[What is asked]:
Take every line that has the string "React" and copy it out.

[Data section]:
◇ ◇ ◇ ◇

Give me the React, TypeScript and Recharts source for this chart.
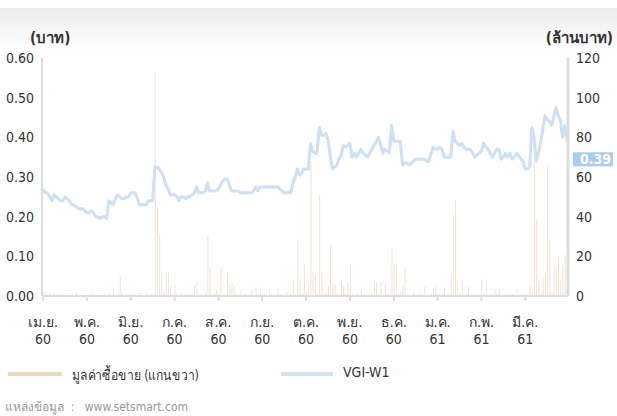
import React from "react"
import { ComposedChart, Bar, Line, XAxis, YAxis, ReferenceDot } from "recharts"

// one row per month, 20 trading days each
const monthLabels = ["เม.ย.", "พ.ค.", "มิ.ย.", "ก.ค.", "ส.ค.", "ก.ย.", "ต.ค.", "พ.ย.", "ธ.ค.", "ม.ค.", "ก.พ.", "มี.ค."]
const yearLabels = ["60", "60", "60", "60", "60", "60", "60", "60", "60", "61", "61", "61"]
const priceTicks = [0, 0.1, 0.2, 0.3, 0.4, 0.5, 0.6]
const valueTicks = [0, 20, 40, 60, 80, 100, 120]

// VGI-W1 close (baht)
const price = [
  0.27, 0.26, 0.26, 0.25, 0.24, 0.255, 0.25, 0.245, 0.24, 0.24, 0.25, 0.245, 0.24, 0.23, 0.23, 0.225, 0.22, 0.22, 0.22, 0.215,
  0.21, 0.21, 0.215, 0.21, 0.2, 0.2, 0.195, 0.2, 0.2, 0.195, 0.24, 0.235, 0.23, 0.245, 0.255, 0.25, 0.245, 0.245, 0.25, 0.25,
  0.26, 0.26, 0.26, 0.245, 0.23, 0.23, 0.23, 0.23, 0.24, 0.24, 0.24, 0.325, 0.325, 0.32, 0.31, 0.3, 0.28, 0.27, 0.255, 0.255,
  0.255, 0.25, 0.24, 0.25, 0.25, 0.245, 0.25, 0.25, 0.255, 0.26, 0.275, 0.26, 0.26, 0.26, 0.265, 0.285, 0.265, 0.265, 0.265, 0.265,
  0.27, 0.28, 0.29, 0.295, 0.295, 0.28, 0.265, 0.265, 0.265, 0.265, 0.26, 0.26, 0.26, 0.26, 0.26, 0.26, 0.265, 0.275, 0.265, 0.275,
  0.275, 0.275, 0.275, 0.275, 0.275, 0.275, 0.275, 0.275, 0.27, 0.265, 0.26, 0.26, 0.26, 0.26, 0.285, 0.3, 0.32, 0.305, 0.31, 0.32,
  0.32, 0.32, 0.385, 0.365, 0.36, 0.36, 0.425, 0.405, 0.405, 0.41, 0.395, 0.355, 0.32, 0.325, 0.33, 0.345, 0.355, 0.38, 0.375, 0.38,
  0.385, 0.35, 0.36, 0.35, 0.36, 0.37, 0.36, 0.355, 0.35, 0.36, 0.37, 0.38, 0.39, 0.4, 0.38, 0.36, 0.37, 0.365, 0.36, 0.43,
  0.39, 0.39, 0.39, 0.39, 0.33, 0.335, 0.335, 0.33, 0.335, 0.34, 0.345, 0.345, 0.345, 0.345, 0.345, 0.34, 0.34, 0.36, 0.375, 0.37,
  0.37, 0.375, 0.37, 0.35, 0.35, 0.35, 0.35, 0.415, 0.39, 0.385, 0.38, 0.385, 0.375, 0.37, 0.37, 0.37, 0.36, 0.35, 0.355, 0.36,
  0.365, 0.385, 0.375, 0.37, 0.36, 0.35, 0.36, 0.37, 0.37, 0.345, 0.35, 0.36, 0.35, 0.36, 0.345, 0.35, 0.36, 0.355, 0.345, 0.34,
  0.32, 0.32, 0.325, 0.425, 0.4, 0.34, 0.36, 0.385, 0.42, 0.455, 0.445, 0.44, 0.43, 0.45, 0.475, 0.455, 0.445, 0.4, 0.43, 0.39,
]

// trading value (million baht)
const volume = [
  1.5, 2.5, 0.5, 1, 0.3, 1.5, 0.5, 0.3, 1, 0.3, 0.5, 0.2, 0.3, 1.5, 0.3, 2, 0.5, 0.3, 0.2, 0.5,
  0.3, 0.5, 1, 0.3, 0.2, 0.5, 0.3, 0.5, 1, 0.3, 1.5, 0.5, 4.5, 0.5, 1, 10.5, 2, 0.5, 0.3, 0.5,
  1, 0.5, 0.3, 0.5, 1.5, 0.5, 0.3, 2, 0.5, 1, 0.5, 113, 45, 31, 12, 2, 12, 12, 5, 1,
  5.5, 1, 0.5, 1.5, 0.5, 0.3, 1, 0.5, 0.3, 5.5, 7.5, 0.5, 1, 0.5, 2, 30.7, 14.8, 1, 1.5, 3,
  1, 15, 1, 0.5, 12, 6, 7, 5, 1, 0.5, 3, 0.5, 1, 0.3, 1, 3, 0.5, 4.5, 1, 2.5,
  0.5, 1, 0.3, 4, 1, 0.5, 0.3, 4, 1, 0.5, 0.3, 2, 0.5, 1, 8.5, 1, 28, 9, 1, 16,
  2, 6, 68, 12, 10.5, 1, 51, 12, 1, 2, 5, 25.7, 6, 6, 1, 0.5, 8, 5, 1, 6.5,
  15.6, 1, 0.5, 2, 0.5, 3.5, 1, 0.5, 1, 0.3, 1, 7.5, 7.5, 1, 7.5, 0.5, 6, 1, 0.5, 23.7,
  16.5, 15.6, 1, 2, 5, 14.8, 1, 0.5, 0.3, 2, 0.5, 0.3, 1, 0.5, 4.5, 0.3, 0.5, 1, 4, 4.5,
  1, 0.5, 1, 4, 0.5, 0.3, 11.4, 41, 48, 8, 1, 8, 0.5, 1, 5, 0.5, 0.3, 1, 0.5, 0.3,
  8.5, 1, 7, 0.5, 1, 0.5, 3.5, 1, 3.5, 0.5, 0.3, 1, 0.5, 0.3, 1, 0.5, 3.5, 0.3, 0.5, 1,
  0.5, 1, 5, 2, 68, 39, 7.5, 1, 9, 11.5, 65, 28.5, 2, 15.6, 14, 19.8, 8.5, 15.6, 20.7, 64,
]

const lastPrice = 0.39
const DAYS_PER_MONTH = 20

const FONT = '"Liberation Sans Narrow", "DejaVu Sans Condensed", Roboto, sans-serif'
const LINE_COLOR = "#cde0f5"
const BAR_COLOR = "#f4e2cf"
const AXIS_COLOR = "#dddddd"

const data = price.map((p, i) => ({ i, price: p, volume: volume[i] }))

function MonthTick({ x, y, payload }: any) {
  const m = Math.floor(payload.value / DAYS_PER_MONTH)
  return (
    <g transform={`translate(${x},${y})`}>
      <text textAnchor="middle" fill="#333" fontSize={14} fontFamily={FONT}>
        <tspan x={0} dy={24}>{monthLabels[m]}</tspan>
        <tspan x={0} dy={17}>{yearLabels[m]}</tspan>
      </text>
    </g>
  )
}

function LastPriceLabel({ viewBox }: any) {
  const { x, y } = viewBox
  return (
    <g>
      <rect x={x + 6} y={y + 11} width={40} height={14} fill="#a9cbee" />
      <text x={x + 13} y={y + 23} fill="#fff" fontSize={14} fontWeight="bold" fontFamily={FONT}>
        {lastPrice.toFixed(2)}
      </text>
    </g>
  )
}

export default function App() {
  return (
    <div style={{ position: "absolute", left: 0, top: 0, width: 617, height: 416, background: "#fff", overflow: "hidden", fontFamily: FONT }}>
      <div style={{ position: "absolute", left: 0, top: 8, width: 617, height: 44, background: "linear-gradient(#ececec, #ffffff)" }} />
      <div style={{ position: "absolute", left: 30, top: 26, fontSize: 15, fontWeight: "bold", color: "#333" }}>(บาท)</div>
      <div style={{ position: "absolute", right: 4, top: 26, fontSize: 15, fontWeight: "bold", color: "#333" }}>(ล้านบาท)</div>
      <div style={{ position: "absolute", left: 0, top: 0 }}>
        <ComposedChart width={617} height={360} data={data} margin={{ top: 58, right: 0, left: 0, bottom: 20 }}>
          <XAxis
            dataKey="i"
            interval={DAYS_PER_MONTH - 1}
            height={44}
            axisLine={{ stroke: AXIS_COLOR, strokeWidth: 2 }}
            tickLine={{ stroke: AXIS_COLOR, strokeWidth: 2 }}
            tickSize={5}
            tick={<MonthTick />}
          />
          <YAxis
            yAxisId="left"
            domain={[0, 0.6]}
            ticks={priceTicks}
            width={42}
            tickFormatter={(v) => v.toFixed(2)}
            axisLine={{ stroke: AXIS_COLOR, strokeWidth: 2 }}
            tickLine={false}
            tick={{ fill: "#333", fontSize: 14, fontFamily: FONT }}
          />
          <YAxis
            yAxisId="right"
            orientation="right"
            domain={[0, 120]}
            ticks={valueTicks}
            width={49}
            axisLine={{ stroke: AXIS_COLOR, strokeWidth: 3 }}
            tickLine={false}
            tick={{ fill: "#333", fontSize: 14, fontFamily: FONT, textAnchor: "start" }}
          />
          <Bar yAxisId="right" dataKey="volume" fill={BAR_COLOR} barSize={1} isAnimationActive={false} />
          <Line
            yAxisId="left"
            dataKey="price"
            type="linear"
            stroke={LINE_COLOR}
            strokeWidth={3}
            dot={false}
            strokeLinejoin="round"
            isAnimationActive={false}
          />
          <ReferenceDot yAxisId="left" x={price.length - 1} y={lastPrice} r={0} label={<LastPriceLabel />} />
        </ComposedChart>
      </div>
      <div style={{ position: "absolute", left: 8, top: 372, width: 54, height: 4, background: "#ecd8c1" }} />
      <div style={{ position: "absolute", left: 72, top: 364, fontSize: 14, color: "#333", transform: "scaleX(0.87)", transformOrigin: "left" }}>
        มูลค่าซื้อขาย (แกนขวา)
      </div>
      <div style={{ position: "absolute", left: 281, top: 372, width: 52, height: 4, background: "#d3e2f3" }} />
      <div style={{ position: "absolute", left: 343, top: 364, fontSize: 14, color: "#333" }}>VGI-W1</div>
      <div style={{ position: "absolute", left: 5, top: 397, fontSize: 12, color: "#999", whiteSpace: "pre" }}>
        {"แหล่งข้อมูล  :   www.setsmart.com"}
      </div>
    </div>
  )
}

◇ ◇ ◇ ◇

[Solution for this exercise]:
Give me the React, TypeScript and Recharts source for this chart.
import React from "react"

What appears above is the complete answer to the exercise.